Dans The City of Lost Souls, l'approche est plus large encore
et Tokyo apparaît comme le "melting pot" qu'il est devenu, et que
l'on ne nous montre que trop rarement à l'écran: mafieux chinois,
japonais d'origine brésilienne et yakusas locaux tentent tant bien
que mal de cohabiter dans des quartiers sans véritable identité.
Au sein de tout ce petit monde, Mario (Teah, impressionant),
brésilien-japonais, tente de quitter le pays avec Kei (Michelle
Reis), qu'il a rencontrée un mois auparavant. S'opposent à eux
Ko, le chef de la mafia chinoise, qui n'a d'yeux que pour la belle,
et Fushimi, un yakuza à qui Mario et ses amis ont volé, sans le
vouloir, une quantité importante de cocaïne…
Comme toujours avec Miike, il est difficile d'imaginer
la richesse qu'il est capable d'apporter à un récit relativement
simple. Pour résumer, on pourrait dire que The City… est
un "actionner d'amour", un cri de tolérance rageur et complètement
fou pour plaider la valeur la plus instinctive de l'être humain
(juste derrière sa propre survie). En cours de route, on
rencontre donc une pléthore de situations toutes plus surprenantes
les unes que les autres: de l'arrivée de Mario et Kei en ville par
hélicoptère au début du film aux différents règlements de comptes
finaux, en passant par les combats de coqs "à la Matrix"

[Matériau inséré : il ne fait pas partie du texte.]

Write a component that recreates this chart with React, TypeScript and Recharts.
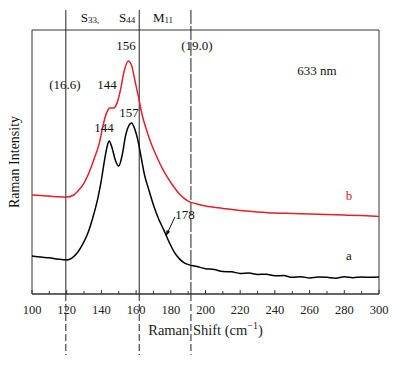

en images de synthèse (approximatives, certes, mais qui s'en
plaindrait vraiment?), The City of Lost Souls porte à
chaque instant la patte du metteur en scène, sensible à toutes les
notions de montage, de cadrage, de réalisation pure et d'accompagnement
sonore modernes. Le résultat? Ni plus ni moins qu'un chef d'œuvre
de plus, à la fois subtile et rentre-dedans.
Personne d'autre que Miike ne penserait au quasi-épitaphe de Mario
à la fin du film, personne n'apposerait aussi subtilement un tatouage
sur une poitrine ou une épaule dénudée, tout en fournissant des
scènes de massacres aussi sanglantes et dynamiques. Quelque part,
Miike ressemble un peu à la petite fille kidnappée dans le film:
partout où il pose ses mains, quelque chose de magique se produit.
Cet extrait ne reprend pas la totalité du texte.